You are viewing a plain text version of this content. The canonical link for it is here.
Posted to user@spark.apache.org by ayan guha <gu...@gmail.com> on 2017/07/21 20:25:59 UTC
Re: Spark Data Frame Writer - Range Partiotioning
How about creating a partituon column and use it?
On Sat, 22 Jul 2017 at 2:47 am, Jain, Nishit <nj...@underarmour.com> wrote:
> Is it possible to have Spark Data Frame Writer write based on
> RangePartioning?
>
> For Ex -
>
> I have 10 distinct values for column_a, say 1 to 10.
>
> df.write
> .partitionBy("column_a")
>
> Above code by default will create 10 folders .. column_a=1,column_a=2
> ...column_a=10
>
> I want to see if it is possible to have these partitions based on bucket -
> col_a=1to5, col_a=5-10 .. or something like that? Then also have query
> engine respect it
>
> Thanks,
>
> Nishit
>
--
Best Regards,
Ayan Guha
Re: Spark Data Frame Writer - Range Partiotioning
Posted by "Jain, Nishit" <nj...@underarmour.com>.
But wouldn’t partitioning column partition the data only in Spark RDD? Would it also partition columns at disk when data is written (diving data in folders)?
From: ayan guha <gu...@gmail.com>>
Date: Friday, July 21, 2017 at 3:25 PM
To: "Jain, Nishit" <nj...@underarmour.com>>, "user@spark.apache.org<ma...@spark.apache.org>" <us...@spark.apache.org>>
Subject: Re: Spark Data Frame Writer - Range Partiotioning
How about creating a partituon column and use it?

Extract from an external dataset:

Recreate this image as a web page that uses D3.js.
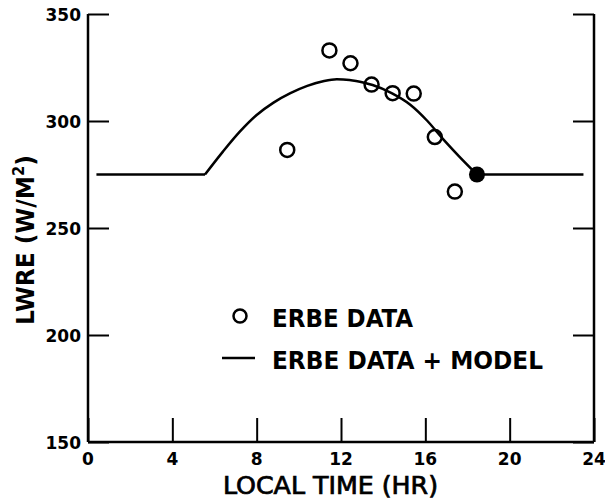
<!DOCTYPE html>
<html><head><meta charset="utf-8">
<script src="https://cdn.jsdelivr.net/npm/d3@7/dist/d3.min.js"></script>
<style>body{margin:0;background:#fff}svg{display:block}</style>
</head><body>
<svg id="c" width="605" height="500"></svg>
<script>
const xTicks = [0, 4, 8, 12, 16, 20, 24];
const yTicks = [150, 200, 250, 300, 350];
// ERBE data (open circles)
const erbeHour = [9.45, 11.45, 12.45, 13.45, 14.45, 15.45, 16.45, 17.4];
const erbeLwre = [286.5, 333, 327, 317, 313, 312.8, 292.5, 267];
// Model point (filled)
const modelPoint = [18.45, 275];
// ERBE data + model curve
const curveHour = [5.55, 6.4, 7.2, 8.0, 8.8, 9.6, 10.4, 11.2, 11.8, 12.4, 13.1, 13.5, 14.4, 15.3, 16.1, 16.8, 17.6, 18.45];
const curveLwre = [275, 285.7, 295, 302.8, 308.6, 313, 316.4, 318.7, 319.5, 319.2, 317.9, 316.8, 313, 307.5, 300, 292, 283.5, 275];
const flatLeft = [[0.4, 275], [5.55, 275]];
const flatRight = [[18.45, 275], [23.5, 275]];

const svg = d3.select("#c");
const x = d3.scaleLinear().domain([0, 24]).range([88, 594]);
const y = d3.scaleLinear().domain([150, 350]).range([442, 14]);
const col = "#000";

// axes
const g = svg.append("g");
g.append("g").attr("transform", `translate(0,${y(150)})`)
  .call(d3.axisBottom(x).tickValues(xTicks).tickSize(-24).tickPadding(0).tickFormat(""))
  .call(a => { a.select(".domain").attr("stroke-width", 2.5).attr("d", `M${x(0)},0H${x(24)}`); a.selectAll("line").attr("stroke-width", 2); });
g.append("g").attr("transform", `translate(${x(0)},0)`)
  .call(d3.axisLeft(y).tickValues(yTicks).tickSize(-21).tickFormat(""))
  .call(a => { a.select(".domain").attr("stroke-width", 2.5).attr("d", `M0,${y(350)}V${y(150)}`); a.selectAll("line").attr("stroke-width", 2); });
g.append("g").attr("transform", `translate(${x(24)},0)`)
  .call(d3.axisRight(y).tickValues(yTicks).tickSize(-21).tickFormat(""))
  .call(a => { a.select(".domain").attr("stroke-width", 2.5).attr("d", `M0,${y(350)}V${y(150)}`); a.selectAll("line").attr("stroke-width", 2); });

// tick labels
const tf = "'DejaVu Sans', sans-serif";
svg.append("g").selectAll("text").data(xTicks).join("text")
  .attr("x", d => x(d)).attr("y", 465).attr("text-anchor", "middle")
  .attr("font-family", tf).attr("font-weight", "bold").attr("font-size", 17).text(d => d);
svg.append("g").selectAll("text").data(yTicks).join("text")
  .attr("x", 81).attr("y", d => y(d) + 6.5).attr("text-anchor", "end")
  .attr("font-family", tf).attr("font-weight", "bold").attr("font-size", 17).text(d => d);

// axis titles
const cf = "'DejaVu Sans Condensed', 'DejaVu Sans', sans-serif";
svg.append("text").attr("x", 223).attr("y", 494).attr("font-family", cf).attr("font-size", 25)
  .attr("stroke", col).attr("stroke-width", 0.7)
  .attr("textLength", 215).attr("lengthAdjust", "spacingAndGlyphs").text("LOCAL TIME (HR)");
const yl = svg.append("text").attr("transform", "translate(34,325) rotate(-90)")
  .attr("font-family", cf).attr("font-weight", "bold").attr("font-size", 24)
  .attr("textLength", 170).attr("lengthAdjust", "spacingAndGlyphs");
yl.append("tspan").text("LWRE (W/M");
yl.append("tspan").attr("font-size", 15).attr("dy", -10).text("2");
yl.append("tspan").attr("dy", 10).text(")");

// model line
const pts = curveHour.map((h, i) => [h, curveLwre[i]]);
const lineC = d3.line().x(d => x(d[0])).y(d => y(d[1])).curve(d3.curveMonotoneX);
const lineL = d3.line().x(d => x(d[0])).y(d => y(d[1]));
svg.append("path").attr("d", lineC(pts)).attr("fill", "none").attr("stroke", col).attr("stroke-width", 2.5);
svg.append("path").attr("d", lineL(flatLeft)).attr("fill", "none").attr("stroke", col).attr("stroke-width", 2.5);
svg.append("path").attr("d", lineL(flatRight)).attr("fill", "none").attr("stroke", col).attr("stroke-width", 2.5);

// data circles
svg.append("g").selectAll("circle").data(erbeHour.map((h, i) => [h, erbeLwre[i]])).join("circle")
  .attr("cx", d => x(d[0])).attr("cy", d => y(d[1])).attr("r", 7)
  .attr("fill", "none").attr("stroke", col).attr("stroke-width", 2.5);
svg.append("circle").attr("cx", x(modelPoint[0])).attr("cy", y(modelPoint[1])).attr("r", 8).attr("fill", col);

// legend
svg.append("circle").attr("cx", 240).attr("cy", 316).attr("r", 6.5).attr("fill", "#fff").attr("stroke", col).attr("stroke-width", 2.5);
svg.append("text").attr("x", 272).attr("y", 327).attr("font-family", cf).attr("font-weight", "bold").attr("font-size", 25)
  .attr("textLength", 141).attr("lengthAdjust", "spacingAndGlyphs").text("ERBE DATA");
svg.append("line").attr("x1", 222).attr("x2", 255).attr("y1", 358).attr("y2", 358).attr("stroke", col).attr("stroke-width", 2.5);
svg.append("text").attr("x", 272).attr("y", 369).attr("font-family", cf).attr("font-weight", "bold").attr("font-size", 25)
  .attr("textLength", 271).attr("lengthAdjust", "spacingAndGlyphs").text("ERBE DATA + MODEL");
</script>
</body></html>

On Sat, 22 Jul 2017 at 2:47 am, Jain, Nishit <nj...@underarmour.com>> wrote:
Is it possible to have Spark Data Frame Writer write based on RangePartioning?
For Ex -
I have 10 distinct values for column_a, say 1 to 10.
df.write
.partitionBy("column_a")
Above code by default will create 10 folders .. column_a=1,column_a=2 ...column_a=10
I want to see if it is possible to have these partitions based on bucket - col_a=1to5, col_a=5-10 .. or something like that? Then also have query engine respect it
Thanks,
Nishit
--
Best Regards,
Ayan Guha